Mr Thomas left school in December 1917 on a Friday and started work the following Monday at Mullins Stores (which later became Chepstow Farmers) as a clerk. His wages at that time were six shillings a week and he worked under Mr Tom Rees, who lived at Pandy Mill. He travelled to work on a push- bike and well remembers going to farms with accounts from the Stores, to local farmers who with so many others in those hard times, found it difficult to meet their obligations, so they would send in corn to the Stores to pay off their debts. The working hours were from 8 am – 6 pm Mondays to Saturdays, with a half-day off on a Wednesday. His duties also included looking after the shop during his dinner hour.
After two years he left to work at Fairfield Shipyard as an apprentice template maker for one guinea a week. At that time, the Shipyard employed thousands of men and Mr Thomas can well remember Fairfield constructing six ships for the Italian Government, each one 10,000 tons. Eventually they turned over to more construction work involving welding, which didn’t need as many workers.

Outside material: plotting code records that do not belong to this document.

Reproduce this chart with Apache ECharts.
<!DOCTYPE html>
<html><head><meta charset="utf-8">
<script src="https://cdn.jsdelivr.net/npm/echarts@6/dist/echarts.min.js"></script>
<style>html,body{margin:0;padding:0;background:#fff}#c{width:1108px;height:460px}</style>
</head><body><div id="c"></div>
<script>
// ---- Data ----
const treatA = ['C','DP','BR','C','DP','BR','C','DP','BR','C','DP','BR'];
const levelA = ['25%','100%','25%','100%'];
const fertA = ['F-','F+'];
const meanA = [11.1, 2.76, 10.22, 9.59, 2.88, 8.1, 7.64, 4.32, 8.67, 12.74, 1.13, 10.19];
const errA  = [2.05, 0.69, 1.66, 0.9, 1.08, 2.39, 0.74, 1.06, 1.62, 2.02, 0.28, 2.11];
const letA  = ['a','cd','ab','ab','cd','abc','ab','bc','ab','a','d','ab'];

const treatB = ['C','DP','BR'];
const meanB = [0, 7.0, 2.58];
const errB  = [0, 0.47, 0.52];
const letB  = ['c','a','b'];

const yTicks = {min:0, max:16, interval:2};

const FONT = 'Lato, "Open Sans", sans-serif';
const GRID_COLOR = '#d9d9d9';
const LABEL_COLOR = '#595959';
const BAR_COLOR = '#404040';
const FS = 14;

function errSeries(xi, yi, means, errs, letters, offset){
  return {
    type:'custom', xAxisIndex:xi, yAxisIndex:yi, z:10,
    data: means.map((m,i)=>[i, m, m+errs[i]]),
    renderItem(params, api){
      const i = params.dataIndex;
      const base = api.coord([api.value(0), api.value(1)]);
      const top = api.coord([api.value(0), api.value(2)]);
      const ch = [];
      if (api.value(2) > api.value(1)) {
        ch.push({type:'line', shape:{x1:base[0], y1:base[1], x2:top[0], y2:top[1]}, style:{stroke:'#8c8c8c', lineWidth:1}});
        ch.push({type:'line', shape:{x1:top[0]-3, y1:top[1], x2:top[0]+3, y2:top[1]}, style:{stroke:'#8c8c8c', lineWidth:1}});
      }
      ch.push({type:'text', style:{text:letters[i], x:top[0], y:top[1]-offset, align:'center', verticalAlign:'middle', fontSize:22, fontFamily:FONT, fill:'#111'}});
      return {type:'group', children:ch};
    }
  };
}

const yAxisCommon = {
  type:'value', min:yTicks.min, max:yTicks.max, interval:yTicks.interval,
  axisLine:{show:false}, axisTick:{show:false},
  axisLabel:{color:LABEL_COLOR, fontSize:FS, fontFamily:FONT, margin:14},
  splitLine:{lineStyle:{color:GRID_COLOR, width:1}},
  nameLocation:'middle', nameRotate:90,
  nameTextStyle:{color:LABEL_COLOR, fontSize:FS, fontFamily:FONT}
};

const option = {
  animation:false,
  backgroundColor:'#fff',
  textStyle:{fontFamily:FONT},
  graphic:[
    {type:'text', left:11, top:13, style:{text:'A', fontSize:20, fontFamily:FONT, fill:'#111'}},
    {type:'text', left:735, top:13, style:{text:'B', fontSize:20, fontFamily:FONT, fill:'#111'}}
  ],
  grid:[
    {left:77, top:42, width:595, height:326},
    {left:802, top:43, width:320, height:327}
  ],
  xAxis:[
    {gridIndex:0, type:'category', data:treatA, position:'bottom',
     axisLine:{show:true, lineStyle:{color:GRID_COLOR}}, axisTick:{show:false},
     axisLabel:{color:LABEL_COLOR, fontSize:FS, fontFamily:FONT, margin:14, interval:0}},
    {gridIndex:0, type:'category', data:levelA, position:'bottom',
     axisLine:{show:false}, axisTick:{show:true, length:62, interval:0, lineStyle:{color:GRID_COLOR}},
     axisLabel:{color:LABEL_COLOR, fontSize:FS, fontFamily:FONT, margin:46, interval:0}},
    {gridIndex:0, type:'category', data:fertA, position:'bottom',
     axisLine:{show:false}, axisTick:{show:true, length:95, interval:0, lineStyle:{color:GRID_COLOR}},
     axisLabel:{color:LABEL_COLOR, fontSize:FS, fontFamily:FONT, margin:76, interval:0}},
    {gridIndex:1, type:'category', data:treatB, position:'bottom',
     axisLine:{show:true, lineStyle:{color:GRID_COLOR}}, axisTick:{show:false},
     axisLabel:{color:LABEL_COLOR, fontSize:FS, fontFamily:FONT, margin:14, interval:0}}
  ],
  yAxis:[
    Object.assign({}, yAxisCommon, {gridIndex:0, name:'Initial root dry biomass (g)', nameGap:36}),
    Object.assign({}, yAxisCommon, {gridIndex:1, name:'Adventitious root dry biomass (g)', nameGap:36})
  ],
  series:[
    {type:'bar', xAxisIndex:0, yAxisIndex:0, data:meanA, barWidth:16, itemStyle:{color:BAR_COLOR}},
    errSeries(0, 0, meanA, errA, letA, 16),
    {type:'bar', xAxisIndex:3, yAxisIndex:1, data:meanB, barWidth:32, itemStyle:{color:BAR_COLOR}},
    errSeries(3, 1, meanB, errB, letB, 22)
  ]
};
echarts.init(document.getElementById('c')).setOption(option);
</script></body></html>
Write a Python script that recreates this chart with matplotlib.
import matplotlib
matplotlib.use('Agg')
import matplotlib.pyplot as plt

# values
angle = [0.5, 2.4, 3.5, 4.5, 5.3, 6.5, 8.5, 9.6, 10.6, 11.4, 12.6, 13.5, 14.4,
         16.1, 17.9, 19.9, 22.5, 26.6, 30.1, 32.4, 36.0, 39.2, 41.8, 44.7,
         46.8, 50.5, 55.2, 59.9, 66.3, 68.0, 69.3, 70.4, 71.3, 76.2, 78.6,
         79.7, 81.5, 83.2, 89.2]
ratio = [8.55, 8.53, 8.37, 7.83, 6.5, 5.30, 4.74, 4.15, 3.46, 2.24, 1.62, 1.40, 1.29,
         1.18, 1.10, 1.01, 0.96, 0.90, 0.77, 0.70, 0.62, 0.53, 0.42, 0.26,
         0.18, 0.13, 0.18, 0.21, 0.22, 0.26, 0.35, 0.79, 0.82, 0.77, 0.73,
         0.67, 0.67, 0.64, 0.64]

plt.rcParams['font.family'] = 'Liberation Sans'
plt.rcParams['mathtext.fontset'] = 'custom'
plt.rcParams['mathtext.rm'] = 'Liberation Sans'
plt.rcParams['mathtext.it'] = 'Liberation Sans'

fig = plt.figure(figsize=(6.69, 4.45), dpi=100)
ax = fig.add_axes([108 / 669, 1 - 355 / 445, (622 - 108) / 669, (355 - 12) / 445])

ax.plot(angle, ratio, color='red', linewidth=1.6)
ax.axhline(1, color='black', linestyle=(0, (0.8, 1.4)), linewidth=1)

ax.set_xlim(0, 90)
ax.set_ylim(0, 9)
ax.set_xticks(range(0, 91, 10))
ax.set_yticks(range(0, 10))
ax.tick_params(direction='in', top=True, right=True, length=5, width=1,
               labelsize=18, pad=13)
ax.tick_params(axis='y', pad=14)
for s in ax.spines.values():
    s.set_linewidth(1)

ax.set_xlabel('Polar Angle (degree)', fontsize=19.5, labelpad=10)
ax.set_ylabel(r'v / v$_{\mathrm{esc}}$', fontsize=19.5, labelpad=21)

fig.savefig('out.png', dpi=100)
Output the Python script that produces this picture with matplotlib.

He was employed there for 53 years and progressed to owning a motorbike to go to work, in fact he had three motorbikes before he proudly owned a car. His working hours were from 7.30 am – 5 pm Monday to Friday and in later years when there only three template workers left at Fairfield, he worked 10 years for 7 days a week but came home for his Sunday dinner! Most people took their own sandwiches to work, but there was a canteen.
Mrs Bill Thomas was born in Llanishen, near Chepstow, where her father was a cobbler. Sometimes they would go with their daughter for a holiday in Herefordshire, but in later years they went on a coach tour to Germany, Switzerland and Austria.
When young, Mr Thomas attended Sunday School which was held in Shirenewton Church and which was attended by many Children.
Later on he became a bell ringer and was in the choir for over 20 years; at that time the bell ringers used to ring in the New Year.
When Mr and Mrs Bill Thomas were first married they lived for one month in their parents’ home and then moved to Hawthorn Cottage, where they lived for 20 years. After that he built his own bungalow in which he now lives and has lived there for 30 years.
Mr Thomas well remembers carrying water in two square buckets in a very dry summer from the well in Horsemeadow Field, the Spout, or Cox’s Well.